Pinto Bean Germination Experiment
Ready, set, grow! How long does it take for a bean to get growing? How does a beanstalk grow in the first place? In this experiment, you’ll investigate the growth of pinto beans and see if you can create a stronger bean plant by giving plants the nutrients they need to survive and thrive.
Track the growth of a pinto bean seedling.
- Paper towels
- 5 Clear plastic cups
- 10 Pinto bean seeds
- 5 Plant misters
- Tap water
- Magnifying glass
- Permanent marker
- Wood ash from a fireplace
- Liquid kelp fertilizer
- Liquid fish fertilizer
- 1 tsp. Epsom salts
- Place your clear plastic cups on a table. These will be your bean nurseries.
- Line the inside of each cup with a paper towel folded in half.
- Squish a few paper towels together and stuff them into the cups, making sure that the paper towel lining the cup is firmly pressed against the plastic.
- Now, get your nutrients ready. Fill up each plant mister with water.
- The first mister will only contain water. Add a tablespoon of finely ground wood ash from a fireplace to the second mister. Add the manufacturer’s recommended amount of a liquid kelp fertilizer to the third. Add the manufacturer’s recommended amount of liquid fish fertilizer to the fourth. Add a teaspoon of Epsom salts to the fifth. Make sure that the liquid in each is well-mixed.
- Label each mister and each cup—water, ash, kelp, fish, and Epsom Salts.
- Use a pair of thin tweezers to carefully place two bean seeds in the cup between the liner and the plastic and on opposites sides. Use the plant mister filled with water to spray the paper towels until they are moist, but not too wet.
- Do the same with each cup, spraying the paper towels with the corresponding mister.
- Place all of the cups in a warm, sunny location. Watch the bean seeds in each container over the course of a week. What happens to the seeds? Do any of them grow more quickly than the others? Why or why not?
After 4 to 5 days, the growing bean seedlings will begin to sprout.

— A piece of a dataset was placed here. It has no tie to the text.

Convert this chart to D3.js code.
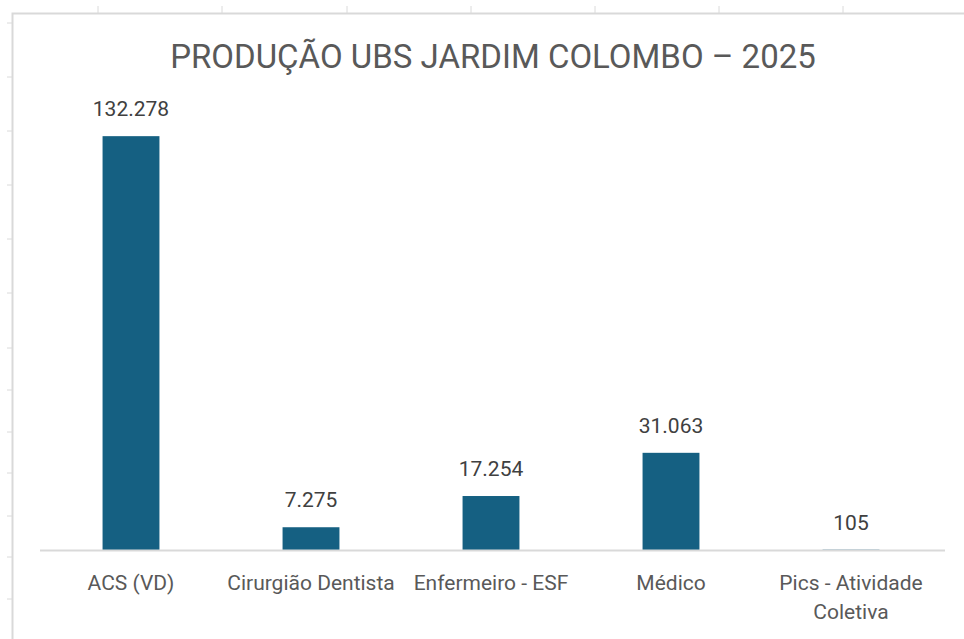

Inside a seed, there’s a whole new plant waiting to grow. If you take apart one of your bean seeds, you will discover that there are two sides that look like the mirror image of each other. Inside a growing bean seed, you’ll see the radicle, the future root. After the radicle emerges from the seed, out come the hypocotyl and the upper part of the shoot, the epicotyl. This shoot comes out of the top of the plant and pushes up the emerging baby leaves. Some plants go through this process more quickly than others. For a pinto bean, its germination usually begins after four to five days.
Plants need water and light to grow. They also need nutrients, and this is where your different plant misters come in. Nutrients are like vitamins for a plant; like food helps humans maintain the different processes that go on in our bodies, nutrients like nitrogen, phosphorus, and potassium do the same for plants. Plants need large amounts of nitrogen, phosphorus, and potassium, and they need smaller amounts of other nutrients such as magnesium and sulphur.
Wood ash is high in potassium, which provides the correct environment for plant metabolism. Fish fertilizer is high in nitrogen. Nitrogen helps plants make chlorophyll, which allows them to make their own food. It also helps plants create many of their structural parts and metabolic processes. Epsom salts are high in magnesium, which also helps plants create chlorophyll and helps them take in other nutrients. Liquid kelp fertilizer is full of many micronutrients. Which one helped your bean seeds growth the most? Can you think of an experiment that would help you test this in the long term? Do you think that different nutrients are important at different stages of growth?